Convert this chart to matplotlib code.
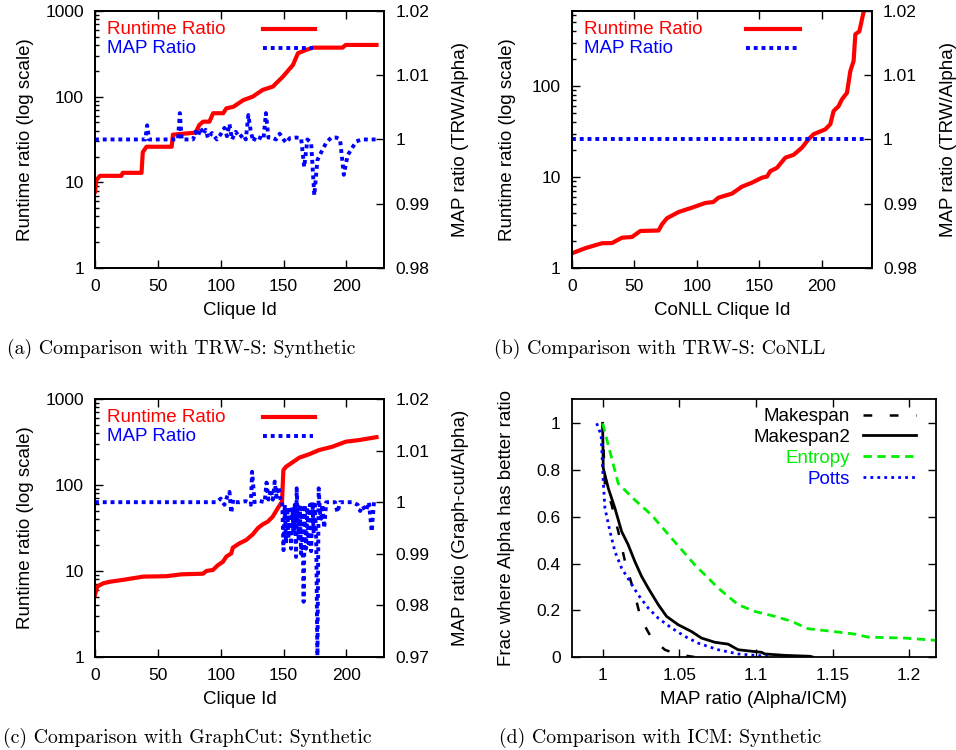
import matplotlib
matplotlib.use('Agg')
import matplotlib.pyplot as plt
from matplotlib.lines import Line2D

plt.rcParams['font.family'] = ['Liberation Sans', 'DejaVu Sans']
plt.rcParams['font.size'] = 12.5
plt.rcParams['axes.labelsize'] = 13.5

# (a) TRW-S synthetic
ra_x = [0, 1, 4, 21, 22, 37, 38, 41, 61, 62, 80, 83, 86, 91, 94, 102, 104.5, 110, 118, 125.5,
        133.5, 141.5, 149.5, 157.5, 161.5, 168, 173.5, 197, 199.5, 224]
ra_y = [7.8, 10.6, 11.9, 11.9, 12.9, 12.9, 22.5, 26, 26, 36, 38, 46.7, 51, 51, 64, 64, 73, 76, 91, 100,
        120, 131, 171, 234, 321, 351, 373, 373, 401, 401]
ma_x = [0, 40, 41.5, 43, 66, 67.5, 69, 78, 80, 82, 84, 86, 88, 90, 93, 97, 100, 103, 105, 107,
        109, 112, 115, 118, 120, 122, 124, 126, 128, 132, 134, 136, 138, 141, 144, 147, 150, 152, 155, 160,
        164, 166.5, 169, 172, 174.5, 177, 180, 184, 188, 192, 195, 198, 201, 204, 208, 212, 224]
ma_y = [1.0, 1.0, 1.0022, 1.0, 1.0, 1.0041, 1.0, 1.0, 1.0012, 1.0005,
        1.0018, 1.0008, 1.0015, 1.0002, 1.001, 1.0, 1.0008, 1.0018, 1.0005, 1.0024,
        1.0, 1.0012, 1.0003, 1.0008, 1.0, 1.0038, 1.0012, 0.9997, 1.0005, 1.0002,
        1.0, 1.0041, 1.0003, 1.0003, 1.0, 1.0009, 1.0, 0.9995, 1.0002, 1.0003,
        1.0002, 0.9957, 1.0, 0.9995, 0.9913, 0.9968, 0.998, 0.9995, 1.0003, 1.0003,
        1.0, 0.9945, 0.9975, 0.9985, 0.9997, 1.0, 1.0]

# (b) TRW-S CoNLL
rb_x = [0, 10.7, 24, 32, 40, 48, 54.7, 69.3, 72, 76, 85.3, 96, 106.7, 113, 117.3, 128, 136, 144, 152, 156,
        158.7, 164, 170.7, 177.3, 184, 189.3, 193.3, 202.7, 206.7, 209.3, 213.3, 216, 220, 222.7, 225.3,
        226.7, 229.9, 234]
rb_y = [1.45, 1.65, 1.87, 1.88, 2.15, 2.19, 2.55, 2.58, 3.02, 3.52, 4.12, 4.6, 5.18, 5.3, 5.93, 6.56, 7.83,
        8.66, 9.83, 10.1, 11.6, 12.6, 16.3, 17.5, 21, 26, 29.5, 33.4, 38, 53, 60, 71.4, 84, 146, 188,
        370, 398, 720]
mb_x = [0, 234]
mb_y = [1.0, 1.0]

# (c) GraphCut synthetic
rc_x = [0, 1.8, 6.6, 11.9, 22.5, 38.3, 56.8, 68.8, 86, 88.6, 93.9, 97.8, 101.8, 104.5, 108.4, 109.7, 115,
        120.3, 125.6, 129.5, 133.5, 137.5, 141.4, 145.4, 148.8, 149.9, 152, 157.3, 162.6, 170.5, 178.4, 189,
        199.6, 210.2, 224]
rc_y = [5.3, 6.6, 7.2, 7.5, 7.9, 8.6, 8.7, 9.15, 9.3, 10, 10.3, 11.7, 12.8, 14.7, 16, 18.7, 21, 22.9, 26.7,
        31.4, 34.9, 37.5, 42.8, 53.6, 64, 149, 163, 184, 208, 228, 255, 279, 319, 333, 360]
mc_x = [0, 97, 100, 103, 105, 107, 108.4, 110, 112, 115, 120, 122, 124, 125, 127, 130, 135, 136.5, 138, 140,
        141.5, 143, 144.5, 146, 148, 149, 150, 151, 152, 153, 154, 155, 156, 157, 158, 159, 160, 160.5, 161, 162,
        163, 164, 165, 166, 167, 168, 169, 170, 171, 172, 173, 174, 175, 176, 177, 178, 179, 180, 181, 182.4,
        184, 188, 191, 193, 195, 205, 209, 211, 213, 215.5, 218, 220.2, 222, 225]
mc_y = [1.0, 1.0, 1.0007, 0.9995, 1.001, 1.002, 0.9979, 1.0005, 1.0, 1.0,
        1.0002, 1.0, 0.9995, 1.0059, 1.0, 1.0003, 1.0, 1.0038, 1.0005, 1.0025,
        1.0005, 1.004, 1.001, 1.003, 1.0, 1.0, 0.9907, 0.9995, 0.992, 0.999,
        0.993, 0.9985, 0.991, 0.999, 0.994, 0.9995, 0.9894, 1.0027, 0.999, 0.993,
        0.999, 0.990, 0.9995, 0.9807, 0.9995, 0.991, 0.999, 0.992, 0.9995, 0.9905,
        1.0, 0.994, 0.9995, 0.993, 0.9695, 1.0027, 0.998, 0.9968, 0.9995, 0.995,
        1.0, 1.0, 1.0, 0.998, 1.0, 1.0, 0.9995, 0.9983, 0.9993, 0.9983,
        1.0, 0.9943, 1.0, 1.0]

# (d) ICM synthetic
ms_x = [1.0, 1.0015, 1.0059, 1.0102, 1.0146, 1.0178, 1.021, 1.0243, 1.0265, 1.0319, 1.0406, 1.0493, 1.06]
ms_y = [1.0, 0.736, 0.651, 0.537, 0.409, 0.338, 0.266, 0.181, 0.145, 0.081, 0.031, 0.01, 0.0]
ms2_x = [1.0, 1.0004, 1.0037, 1.008, 1.0124, 1.0167, 1.021, 1.0254, 1.0298, 1.0363, 1.0417, 1.0493,
         1.058, 1.0645, 1.0732, 1.0819, 1.0884, 1.1037, 1.1058, 1.119, 1.1353, 1.137]
ms2_y = [1.0, 0.808, 0.722, 0.637, 0.537, 0.48, 0.409, 0.345, 0.294, 0.224, 0.174, 0.138,
         0.109, 0.081, 0.063, 0.055, 0.031, 0.02, 0.013, 0.007, 0.003, 0.0]
en_x = [1.0, 1.0102, 1.021, 1.0319, 1.045, 1.0602, 1.0754, 1.0884, 1.0993, 1.1123, 1.1232, 1.134,
        1.1493, 1.1645, 1.1732, 1.1971, 1.2178, 1.23]
en_y = [1.0, 0.742, 0.672, 0.608, 0.508, 0.394, 0.295, 0.224, 0.195, 0.174, 0.153, 0.121,
        0.11, 0.098, 0.085, 0.081, 0.071, 0.07]
po_x = [0.9961, 0.999, 1.0004, 1.0015, 1.0048, 1.008, 1.0124, 1.0178, 1.0232, 1.0298, 1.0363, 1.045,
        1.0537, 1.0624, 1.0754, 1.0884, 1.108, 1.11]
po_y = [1.0, 0.95, 0.751, 0.637, 0.537, 0.452, 0.38, 0.323, 0.266, 0.209, 0.166, 0.124,
        0.088, 0.059, 0.031, 0.013, 0.003, 0.0]

RED = '#ff0000'
BLUE = '#0000ff'
GREEN = '#00ee00'
DOT = (0, (1, 1))

fig = plt.figure(figsize=(9.56, 7.5), dpi=100)


def style(ax):
    for s in ax.spines.values():
        s.set_linewidth(1.3)
    ax.tick_params(which='major', direction='in', length=6, width=1, pad=8)
    ax.tick_params(which='minor', direction='in', length=3, width=1)


def ratio_panel(rect, rx, ry, mx, my, xmax, ymax, m_lim, m_ticks, xlabel, rlabel, lx, rlx):
    ax = fig.add_axes(rect)
    ax.plot(rx, ry, color=RED, lw=3)
    ax.set_yscale('log')
    ax.set_xlim(0, xmax)
    ax.set_ylim(1, ymax)
    ax.set_xticks([0, 50, 100, 150, 200])
    ax.set_yticks([t for t in [1, 10, 100, 1000] if t <= ymax])
    ax.set_yticklabels([str(t) for t in [1, 10, 100, 1000] if t <= ymax])
    style(ax)
    ax.tick_params(top=True)
    ax.tick_params(axis='x', which='minor', top=False, bottom=False)
    ax.set_xlabel(xlabel, labelpad=6)
    ax.set_ylabel('Runtime ratio (log scale)', va='center')
    ax.yaxis.set_label_coords(lx, 0.5)

    ax2 = ax.twinx()
    ax2.plot(mx, my, color=BLUE, lw=2.8, linestyle=DOT)
    ax2.set_ylim(*m_lim)
    ax2.set_yticks(m_ticks)
    ax2.set_yticklabels(['%g' % t for t in m_ticks])
    style(ax2)
    ax2.set_ylabel(rlabel, va='center')
    ax2.yaxis.set_label_coords(rlx, 0.5)

    # gnuplot style key: text left, sample on the right
    ax2.text(0.04, 0.928, 'Runtime Ratio', color=RED, fontsize=13.5, transform=ax.transAxes,
             va='center', ha='left')
    ax2.text(0.04, 0.853, 'MAP Ratio', color=BLUE, fontsize=13.5, transform=ax.transAxes,
             va='center', ha='left')
    ax2.add_line(Line2D([0.58, 0.76], [0.93, 0.93], color=RED, lw=3, transform=ax.transAxes))
    ax2.add_line(Line2D([0.58, 0.755], [0.857, 0.857], color=BLUE, lw=2.8, linestyle=DOT,
                        transform=ax.transAxes))
    return ax


ratio_panel([0.0994, 0.6427, 0.3023, 0.3427], ra_x, ra_y, ma_x, ma_y, 230, 1000,
            (0.98, 1.02), [0.98, 0.99, 1.0, 1.01, 1.02], 'Clique Id', 'MAP ratio (TRW/Alpha)',
            -0.24, 1.265)
ratio_panel([0.5983, 0.6427, 0.3138, 0.3427], rb_x, rb_y, mb_x, mb_y, 240, 667,
            (0.98, 1.02), [0.98, 0.99, 1.0, 1.01, 1.02], 'CoNLL Clique Id', 'MAP ratio (TRW/Alpha)',
            -0.215, 1.255)
ratio_panel([0.0994, 0.124, 0.3023, 0.344], rc_x, rc_y, mc_x, mc_y, 230, 1000,
            (0.97, 1.02), [0.97, 0.98, 0.99, 1.0, 1.01, 1.02], 'Clique Id', 'MAP ratio (Graph-cut/Alpha)',
            -0.24, 1.265)

# (d)
axd = fig.add_axes([0.5983, 0.124, 0.3808, 0.344])
axd.plot(ms_x, ms_y, color='black', lw=1.8, linestyle=(0, (3.5, 7)), label='Makespan')
axd.plot(ms2_x, ms2_y, color='black', lw=2, label='Makespan2')
axd.plot(en_x, en_y, color=GREEN, lw=2, linestyle=(0, (3, 2)), label='Entropy')
axd.plot(po_x, po_y, color=BLUE, lw=2, linestyle=(0, (1, 1.5)), label='Potts')
axd.set_xlim(0.98, 1.2175)
axd.set_ylim(0, 1.104)
axd.set_xticks([1, 1.05, 1.1, 1.15, 1.2])
axd.set_xticklabels(['1', '1.05', '1.1', '1.15', '1.2'])
axd.set_yticks([0, 0.2, 0.4, 0.6, 0.8, 1])
axd.set_yticklabels(['0', '0.2', '0.4', '0.6', '0.8', '1'])
style(axd)
axd.tick_params(top=True, right=True)
axd.set_xlabel('MAP ratio (Alpha/ICM)', labelpad=6)
axd.set_ylabel('Frac where Alpha has better ratio', va='center')
axd.yaxis.set_label_coords(-0.18, 0.5)
axd.legend(loc='upper right', bbox_to_anchor=(0.945, 0.965), markerfirst=False, frameon=False,
           fontsize=13.5, handlelength=2.8, handletextpad=0.7, labelspacing=0.2, borderpad=0,
           borderaxespad=0, labelcolor=['black', 'black', GREEN, BLUE])

# captions
cap = dict(fontfamily='cmr10', fontsize=14.3, ha='center', va='center')
fig.text(0.19, 1 - 349 / 750, '(a) Comparison with TRW-S: Synthetic', **cap)
fig.text(0.69, 1 - 349 / 750, '(b) Comparison with TRW-S: CoNLL', **cap)
fig.text(0.196, 1 - 738 / 750, '(c) Comparison with GraphCut: Synthetic', **cap)
fig.text(0.69, 1 - 738 / 750, '(d) Comparison with ICM: Synthetic', **cap)

fig.savefig('out.png', dpi=100)
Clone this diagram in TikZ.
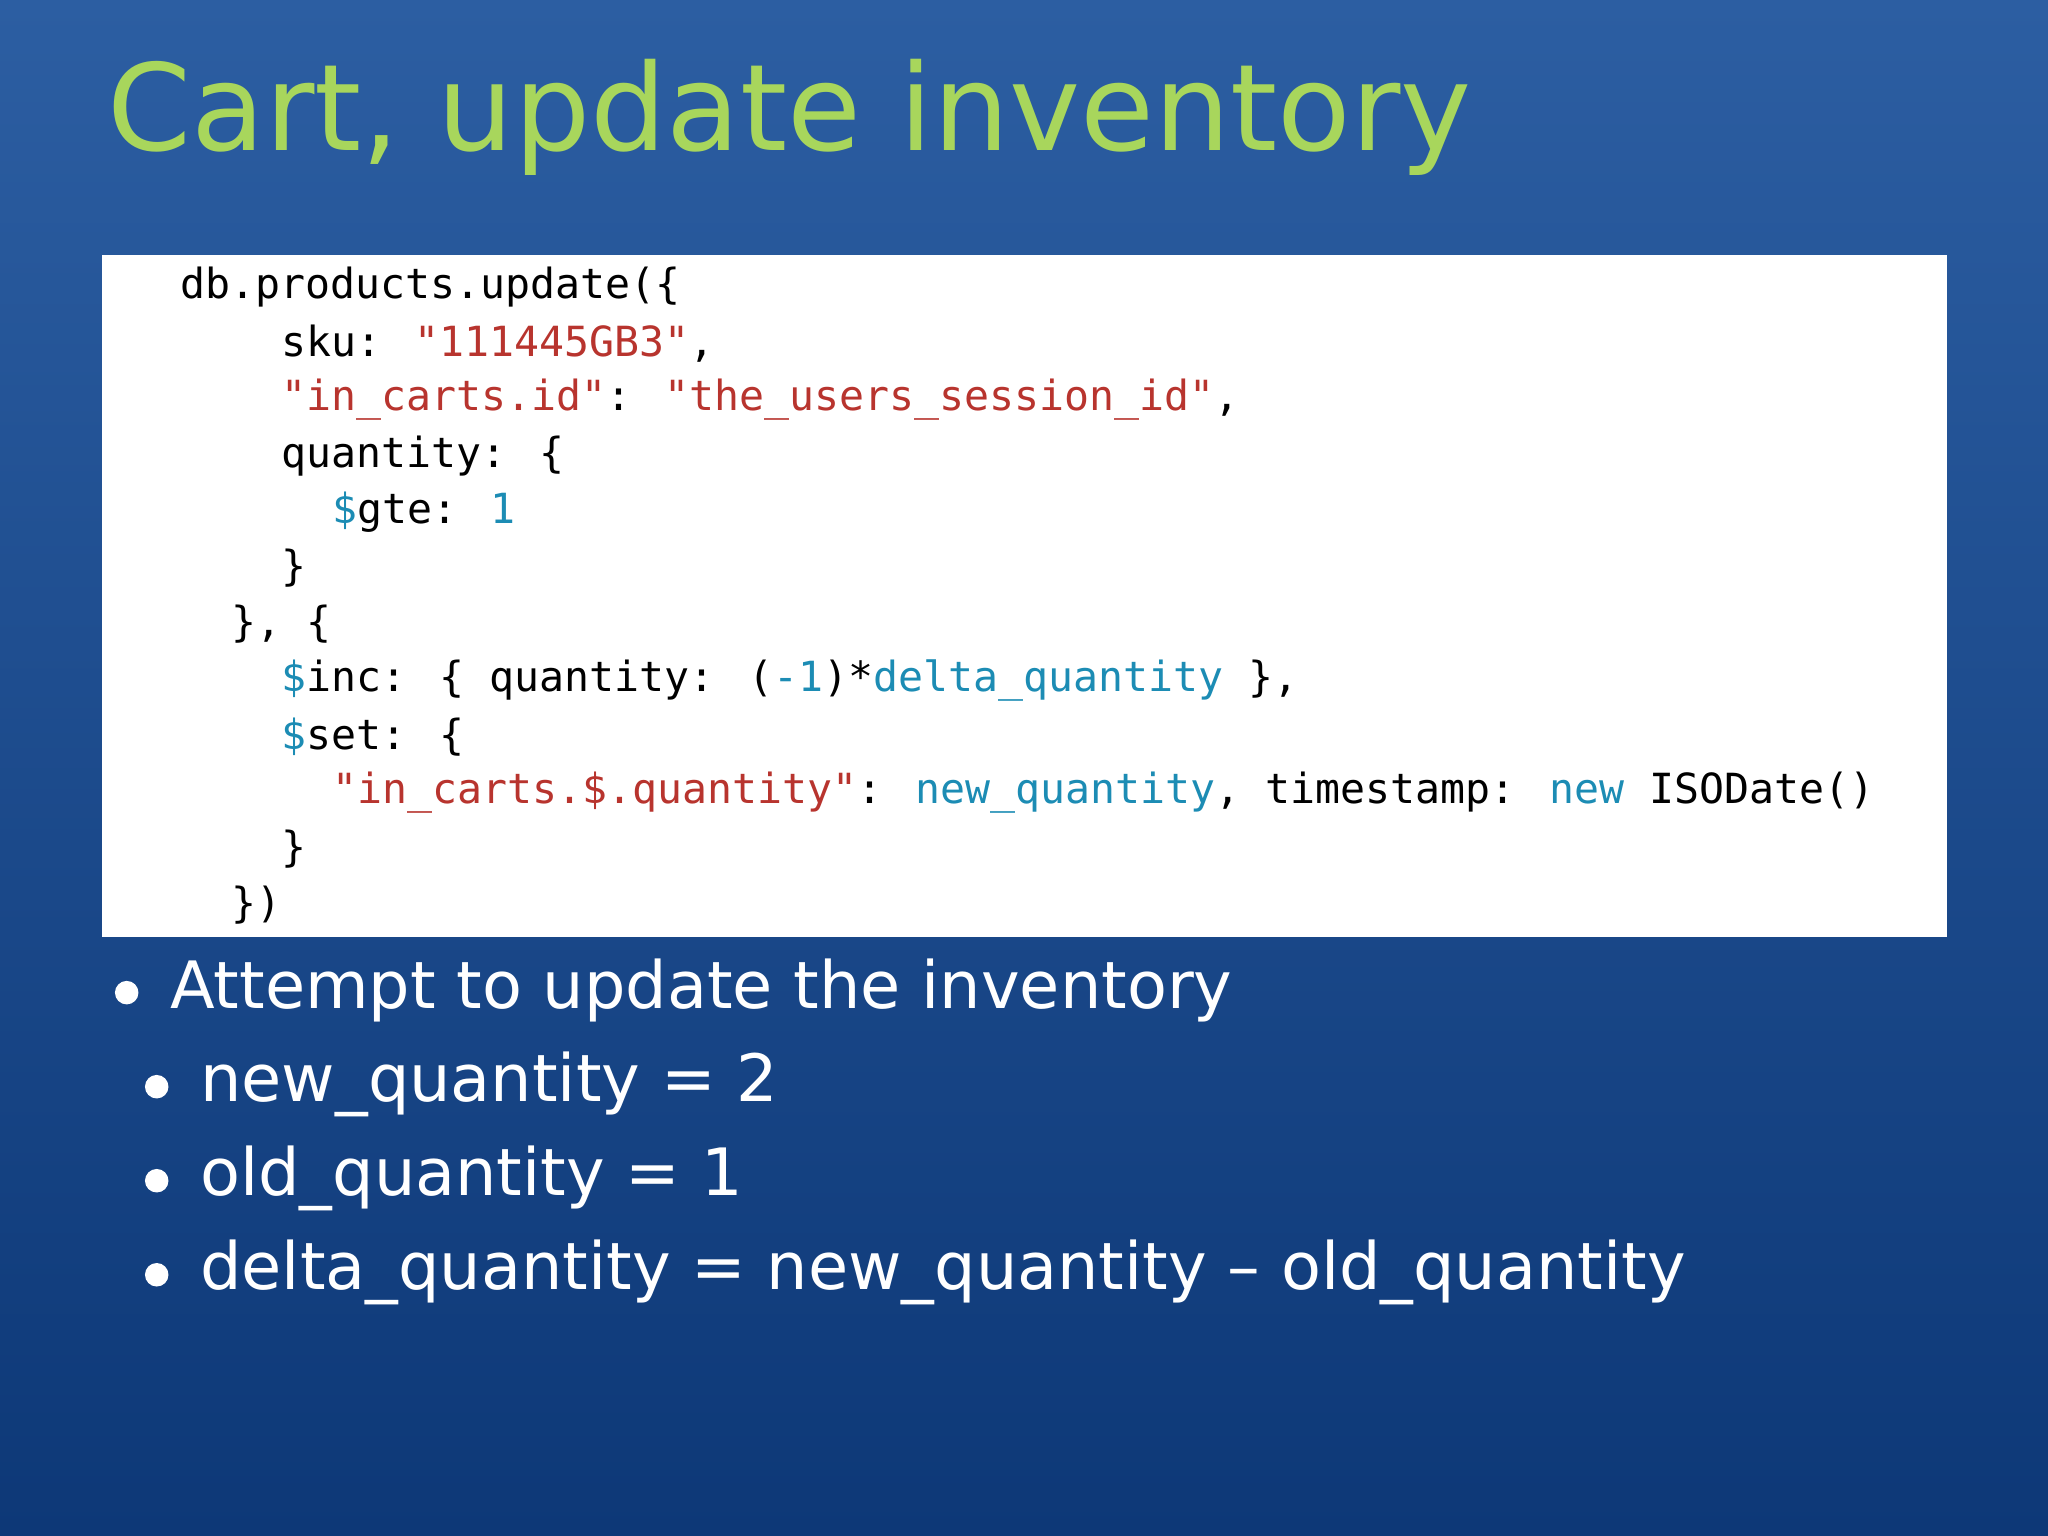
\documentclass[tikz,border=0pt]{standalone}
\usepackage{fontspec}
\setmainfont{DejaVu Sans}
\newfontfamily\codefont{DejaVu Sans Mono}
\definecolor{bgtop}{HTML}{2C5EA2}
\definecolor{bgbot}{HTML}{0D3877}
\definecolor{titlegreen}{HTML}{A8D65C}
\definecolor{strred}{HTML}{B8342E}
\definecolor{kwteal}{HTML}{1C8CB4}
\newcommand{\R}[1]{\textcolor{strred}{#1}}
\newcommand{\T}[1]{\textcolor{kwteal}{#1}}
\tikzset{
  codeline/.style={anchor=west, inner sep=0pt, font=\codefont\fontsize{15.9}{18}\selectfont, text=black},
  bullettext/.style={anchor=west, inner sep=0pt, text=white, font=\fontsize{25}{30}\selectfont},
  dot/.style={circle, fill=white, inner sep=0pt, minimum size=9pt}
}
\begin{document}
\begin{tikzpicture}[x=0.5pt,y=-0.5pt]
\shade[top color=bgtop, bottom color=bgbot] (0,0) rectangle (1568,1176);
\useasboundingbox (0,0) rectangle (1568,1176);
\node[anchor=west, inner sep=0pt, text=titlegreen, font=\fontsize{46}{50}\selectfont] (title) at (82,90) {Cart, update inventory};
\node[fill=white, minimum width=706pt, minimum height=261pt, inner sep=0pt, anchor=north west] (box) at (78,195) {};
\node[codeline] (l1) at (138,220) {db.products.update(\{};
\node[codeline] (l2) at (215,263) {sku: \R{"111445GB3"},};
\node[codeline] (l3) at (215,306) {\R{"in\_carts.id"}: \R{"the\_users\_session\_id"},};
\node[codeline] (l4) at (215,349) {quantity: \{};
\node[codeline] (l5) at (254,392) {\T{\$}gte: \T{1}};
\node[codeline] (l6) at (215,435) {\}};
\node[codeline] (l7) at (177,478) {\}, \{};
\node[codeline] (l8) at (215,521) {\T{\$}inc: \{ quantity: (\T{-1})*\T{delta\_quantity} \},};
\node[codeline] (l9) at (215,564) {\T{\$}set: \{};
\node[codeline] (l10) at (254,607) {\R{"in\_carts.\$.quantity"}: \T{new\_quantity}, timestamp: \T{new} ISODate()};
\node[codeline] (l11) at (215,650) {\}};
\node[codeline] (l12) at (177,693) {\})};
\node[dot] (d1) at (97,760) {};
\node[bullettext] (b1) at (130,758) {Attempt to update the inventory};
\node[dot] (d2) at (120,832) {};
\node[bullettext] (b2) at (153,830) {new\_quantity = 2};
\node[dot] (d3) at (120,904) {};
\node[bullettext] (b3) at (153,902) {old\_quantity = 1};
\node[dot] (d4) at (120,976) {};
\node[bullettext] (b4) at (153,974) {delta\_quantity = new\_quantity – old\_quantity};
\end{tikzpicture}
\end{document}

#### [EXERCISE DETAILS]
Copy exactly the lines running from the beginning of the listing through the line that has "plt.rcParams['axes.labelsize'] = 13.5". Drop the pictures.

#### [WRITTEN RESPONSE]
Convert this chart to matplotlib code.
import matplotlib
matplotlib.use('Agg')
import matplotlib.pyplot as plt
from matplotlib.lines import Line2D

plt.rcParams['font.family'] = ['Liberation Sans', 'DejaVu Sans']
plt.rcParams['font.size'] = 12.5
plt.rcParams['axes.labelsize'] = 13.5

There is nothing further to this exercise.